We certainly don't exclude non-differentiable trajectories – the differentiable trajectories are measure-zero and their contribution to the path integral may, in fact, be completely neglected! The dominance of the non-differentiable trajectories is how Feynman's path integral obeys the uncertainty principle. This also means that in the language of the history of point-like particles, we don't forbid superluminal trajectories. In fact, the trajectories that contribute the bulk (effectively all) to the path integral are superluminal almost everywhere.

We don't exclude trajectories in which particles-that-will-become-fermions are overlapping, either.

The special relativity postulates including the speed-of-light limit on the velocity, differentiability of the expectation values as a function of time, and the Pauli exclusion principle all arise from the interference of many trajectories that contribute to Feynman's path integral. Physics resembles classical physics in the classical limit because the trajectories near the classical solution constructively interfere. Physics restores the limit on the velocity because of a cancellation between the trajectories of particles and antiparticles, if we choose their coordinates as the primary degrees of freedom. And the Pauli exclusion principle arises from the interference of a trajectory and another one in which the particles are permuted.

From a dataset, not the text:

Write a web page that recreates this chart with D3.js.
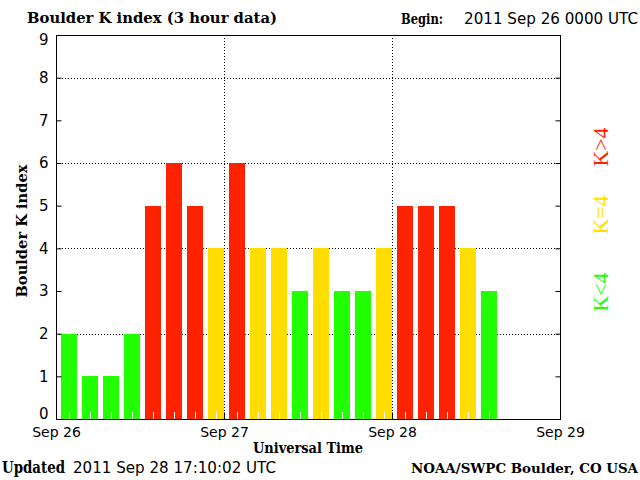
<!DOCTYPE html>
<html><head><meta charset="utf-8">
<script src="https://cdn.jsdelivr.net/npm/d3@7/dist/d3.min.js"></script>
<style>
html,body{margin:0;padding:0;background:#fff;}
svg{display:block;}
.sans{font-family:"DejaVu Sans",sans-serif;}
.serifb{font-family:"DejaVu Serif",serif;font-weight:bold;}
</style></head>
<body>
<script>
// ---- data ----
const startDate = "2011-09-26T00:00:00Z";
const endDate = "2011-09-29T00:00:00Z";
const kValues = [2,1,1,2,5,6,5,4, 6,4,4,3,4,3,3,4, 5,5,5,4,3];
const dayTicks = ["2011-09-26T00:00:00Z","2011-09-27T00:00:00Z","2011-09-28T00:00:00Z","2011-09-29T00:00:00Z"];
const dayLabels = ["Sep 26","Sep 27","Sep 28","Sep 29"];
const yTicks = [0,1,2,3,4,5,6,7,8,9];
const gridY = [2,4,6,8];
const legendItems = [
  {label:"K>4", color:"#ff2200"},
  {label:"K=4", color:"#ffdd00"},
  {label:"K<4", color:"#22ff00"}
];
const titleText = "Boulder K index (3 hour data)";
const beginText = "2011 Sep 26 0000 UTC";
const updatedText = "2011 Sep 28 17:10:02 UTC";
const creditText = "NOAA/SWPC Boulder, CO USA";

const W=640,H=480;
const L=56,R=560,T=35,B=419;
const svg=d3.select("body").append("svg").attr("width",W).attr("height",H);

const x=d3.scaleUtc().domain([new Date(startDate),new Date(endDate)]).range([L,R]);
const y=d3.scaleLinear().domain([0,9]).range([B,T]);
const color=v=> v>4?"#ff2200":(v===4?"#ffdd00":"#22ff00");
const t0=new Date(startDate).getTime();
const H3=3*3600*1000;

// grid (dotted)
svg.append("g").selectAll("line").data(gridY).join("line")
  .attr("x1",L).attr("x2",R).attr("y1",d=>Math.round(y(d))+0.5).attr("y2",d=>Math.round(y(d))+0.5)
  .attr("stroke","#000").attr("stroke-dasharray","1,2");
svg.append("g").selectAll("line").data(dayTicks.slice(1,3)).join("line")
  .attr("x1",d=>Math.round(x(new Date(d)))+0.5).attr("x2",d=>Math.round(x(new Date(d)))+0.5)
  .attr("y1",T).attr("y2",B).attr("stroke","#000").attr("stroke-dasharray","1,2");

// bars
const bars=kValues.map((v,i)=>({v,a:new Date(t0+i*H3),b:new Date(t0+(i+1)*H3)}));
svg.append("g").selectAll("rect").data(bars).join("rect")
  .attr("x",d=>Math.round(x(d.a))+5)
  .attr("width",d=>Math.round(x(d.b)-x(d.a))-5)
  .attr("y",d=>Math.round(y(d.v)))
  .attr("height",d=>B-Math.round(y(d.v)))
  .attr("fill",d=>color(d.v));
// white ticks inside bars
svg.append("g").selectAll("line").data(bars).join("line")
  .attr("x1",d=>Math.round(x(d.a))+5+Math.round((x(d.b)-x(d.a)-5)/2)+0.5)
  .attr("x2",d=>Math.round(x(d.a))+5+Math.round((x(d.b)-x(d.a)-5)/2)+0.5)
  .attr("y1",B-7).attr("y2",B).attr("stroke","#fff");

// axes via d3
const yAxisL=d3.axisLeft(y).tickValues(yTicks).tickSize(-5).tickPadding(8).tickFormat(d3.format("d"));
const gL=svg.append("g").attr("transform",`translate(${L+0.5},0)`).call(yAxisL);
gL.select(".domain").remove();
gL.selectAll(".tick text").attr("font-size",15).attr("fill","#000").attr("font-family","DejaVu Sans")
  .attr("y",d=> d===0?-5:(d===9?5:0));
const yAxisR=d3.axisRight(y).tickValues(yTicks).tickSize(-5).tickFormat("");
const gR=svg.append("g").attr("transform",`translate(${R+0.5},0)`).call(yAxisR);
gR.select(".domain").remove();
const xAxis=d3.axisBottom(x).tickValues(dayTicks.map(d=>new Date(d))).tickSize(-7).tickPadding(8)
  .tickFormat((d,i)=>dayLabels[i]);
const gX=svg.append("g").attr("transform",`translate(0,${B+0.5})`).call(xAxis);
gX.select(".domain").remove();
gX.selectAll(".tick text").attr("font-size",14).attr("font-family","DejaVu Sans").attr("fill","#000");

// frame
svg.append("rect").attr("x",L+0.5).attr("y",T+0.5).attr("width",R-L).attr("height",B-T)
  .attr("fill","none").attr("stroke","#000");

// texts
svg.append("text").attr("class","serifb").attr("x",27).attr("y",23).attr("font-size",15)
  .attr("textLength",250).attr("lengthAdjust","spacingAndGlyphs").text(titleText);
svg.append("text").attr("class","serifb").attr("x",401).attr("y",24).attr("font-size",15)
  .attr("textLength",42).attr("lengthAdjust","spacingAndGlyphs").text("Begin:");
svg.append("text").attr("class","sans").attr("x",464).attr("y",24).attr("font-size",15)
  .attr("textLength",174).attr("lengthAdjust","spacingAndGlyphs").text(beginText);
svg.append("text").attr("class","serifb").attr("transform","translate(27,231) rotate(-90)")
  .attr("text-anchor","middle").attr("font-size",14)
  .attr("textLength",133).attr("lengthAdjust","spacingAndGlyphs").text("Boulder K index");
svg.append("text").attr("class","serifb").attr("x",308).attr("y",453).attr("text-anchor","middle").attr("font-size",14)
  .attr("textLength",110).attr("lengthAdjust","spacingAndGlyphs").text("Universal Time");
svg.append("text").attr("class","serifb").attr("x",2).attr("y",473).attr("font-size",16)
  .attr("textLength",63).attr("lengthAdjust","spacingAndGlyphs").text("Updated");
svg.append("text").attr("class","sans").attr("x",73).attr("y",473).attr("font-size",15)
  .attr("textLength",203).attr("lengthAdjust","spacingAndGlyphs").text(updatedText);
svg.append("text").attr("class","serifb").attr("x",411).attr("y",473).attr("font-size",13)
  .attr("textLength",227).attr("lengthAdjust","spacingAndGlyphs").text(creditText);

// legend (rotated)
const legY=[147,215,292];
svg.append("g").selectAll("text").data(legendItems).join("text")
  .attr("transform",(d,i)=>`translate(608,${legY[i]}) rotate(-90)`)
  .attr("text-anchor","middle").attr("font-family","Liberation Serif, serif").attr("font-size",21)
  .attr("textLength",39).attr("lengthAdjust","spacingAndGlyphs")
  .attr("fill",d=>d.color).text(d=>d.label);
</script>
</body></html>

There could be confusion: we are talking about "classically forbidden trajectories". They're trajectories that would be forbidden in classical physics. But in quantum physics – and Feynman's approach defines quantum physics, not classical physics – they are allowed although they may end up having an exponentially small probability. That's also why e.g. the tunneling effect exists in quantum mechanics. In this effect, a particle emerges on the opposite side of a wall that would be impenetrable in classical physics. Quantum mechanically, the probability amplitude for penetration contains contributions from classically forbidden but quantum allowed trajectories going through the wall.